Email marketing encompasses all commercial email communication, including one-off campaigns and newsletters. Email automation is a subset that uses triggers, workflows, and behavior logic to send messages automatically based on subscriber actions or conditions, eliminating manual campaign execution for certain communication types.
How long does it take to see ROI from email automation?
Most businesses observe measurable ROI within 30-60 days after implementing basic automation like welcome sequences or cart abandonment campaigns. These workflows generate revenue immediately while reducing team workload. Complex behavior-based automation may require 90-120 days to demonstrate full impact as systems collect behavioral data.
Do I need technical skills to set up email automation?
Modern email automation platforms provide visual workflow builders that require no coding knowledge. You need strategic thinking to map customer journeys and design effective sequences, but technical implementation uses drag-and-drop interfaces. Most marketers with basic email marketing experience can build functional automation within days.
Can email automation work for small businesses with limited contacts?

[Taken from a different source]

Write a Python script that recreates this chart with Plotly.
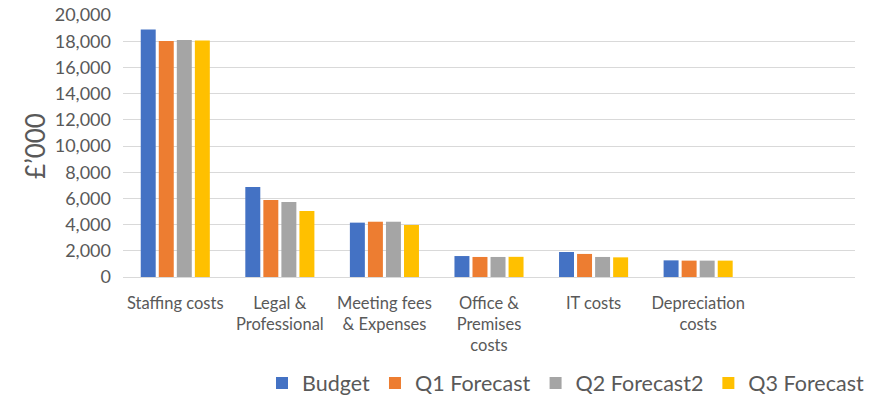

Absolutely. Small lists benefit disproportionately from automation because manual segmentation and timing become impractical below certain volumes. A business with 500 subscribers can deliver personalized experiences rivaling companies with 50,000 contacts by using behavior logic and workflows strategically.
How do I prevent automated emails from feeling impersonal?
Use dynamic content fields to insert names, company details, and behavior-specific references. Write conversational copy that acknowledges the automated nature when appropriate (“Since you downloaded our guide last week…”). Test different personalization levels, as over-personalization can feel invasive while under-personalization seems generic. The sweet spot varies by audience.